Das erklärt, warum Amerikaner sich so leicht mit der Aktie tun: Sie sind quasi gezwungen, sich mit ihr auseinanderzusetzen. Durch die ständig aktualisierten Mitteilungen zum Stand ihres Fondsvermögens lernen sie, mit Kursschwankungen umzugehen, sie erhalten ein Gefühl dafür, was an der Börse gerade los ist. „Das sind wichtige Erfahrungs- und Lerneffekte, die auch innerhalb der Familie weitergegeben werden“, sagt Forscher Hackethal. „Den Deutschen fehlt dies.“ Zwar sind die Vorsorgesysteme europäischer Länder im Detail nicht mit den Vereinigten Staaten vergleichbar. Aber auch beispielsweise in den Niederlanden, in Großbritannien und in Skandinavien gilt: Die Aktie spielt bei der Altersvorsorge eine viel größere Rolle. Auf diese Weise lernen die Menschen den Umgang damit – und kaufen dann eben auch mal selbst einen Anteilsschein.

Doch allein mit der unterschiedlichen Art der Altersvorsorge lässt sich die Zurückhaltung der Deutschen nicht erklären. Sie hat nämlich nach Meinung vieler Forscher auch mit der Art des deutschen Finanzsystems zu tun. Was so hochtrabend klingt, bedeutet in einfachen Worten: Während es in Amerika und Großbritannien völlig normal ist, dass Firmen sich frisches Geld über die Börse beschaffen, verfolgten die meisten deutschen Unternehmen jahrzehntelang einen anderen Weg – sie nahmen Bankkredite auf.

Fünf Prozent Rendite pro Jahr

Was das mit dem einzelnen Anleger zu tun hat? Eine ganze Menge. Eine Gesellschaft wie die deutsche, in der Banken stets als erste Ansprechpartner in allen Finanzfragen gelten, ist dann nämlich auch besonders an Zinsen und Sparbüchern interessiert. In Amerika dagegen, wo Börsengänge und Kapitalerhöhungen an der Tagesordnung sind, steht stattdessen die Aktie im Vordergrund. Wissenschaftler sprechen in einem solchen Fall von Pfadabhängigkeit.
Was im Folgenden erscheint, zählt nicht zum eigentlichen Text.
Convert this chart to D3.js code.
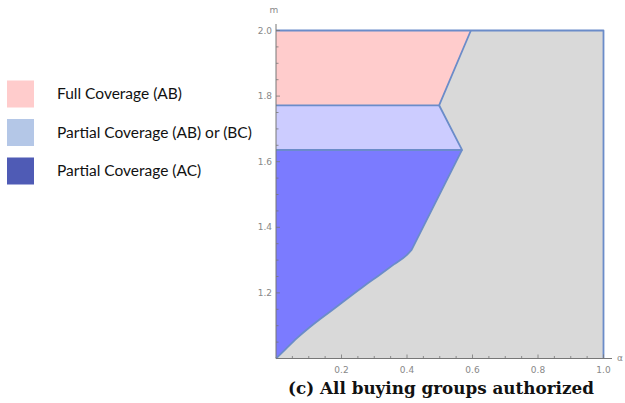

Doch es gibt bei aller sachlichen Analyse auch ein aufwühlendes Ereignis, das vielen Deutschen die Freude an der Aktie verleidet hat: Noch immer wirkt der Absturz der Aktie der Deutschen Telekom wie ein kollektives Trauma. Auf dem Höhepunkt des Internetbooms im Jahr 2000 trauten sich viele Deutsche erstmals an Aktien heran, zeichneten Neuemissionen wie im Rausch und setzten unter Missachtung aller Anlageregeln alles auf nur wenige Aktien. Am Ende wurden sie bitter enttäuscht: Binnen weniger Monate verlor vor allem die Telekom-Aktie fast 90 Prozent an Wert. Verluste, die für viele den Aktienkauf bis heute zum Tabu machen.

Bezeichnenderweise gab es in der deutschen Geschichte nur einen einzigen Zeitpunkt, zu dem die Bundesbürger einen größeren Anteil ihres Vermögens in Aktien hielten als im Jahr 2000. Dies war im Jahr 1950, die Quote lag damals nach Angaben des Deutschen Aktieninstituts bei stattlichen 26,5 Prozent. Grund für den ungewöhnlichen Anstieg: Nach dem Ende des Zweiten Weltkriegs hatten viele Menschen ihre Immobilien verloren, Staatsanleihen waren ausgefallen – viele deutsche Unternehmen aber existierten nach wie vor. Ihre Aktien und der damit verbundene Wert hatten den Krieg überdauert.

Allein das ist schon ein eindrucksvolles Argument für die Vorzüge der Aktie. Doch noch stärker wirkt selbst bei den skeptischen Deutschen womöglich eine Zahl: Danach konnten Anleger, die seit dem Jahr 2000 Monat für Monat eine feste Summe in den Dax investiert haben, trotz des Aufs und Abs der Kurse in all der Zeit ein gutes Geschäft machen. Die Rendite betrug im Schnitt fünf Prozent pro Jahr.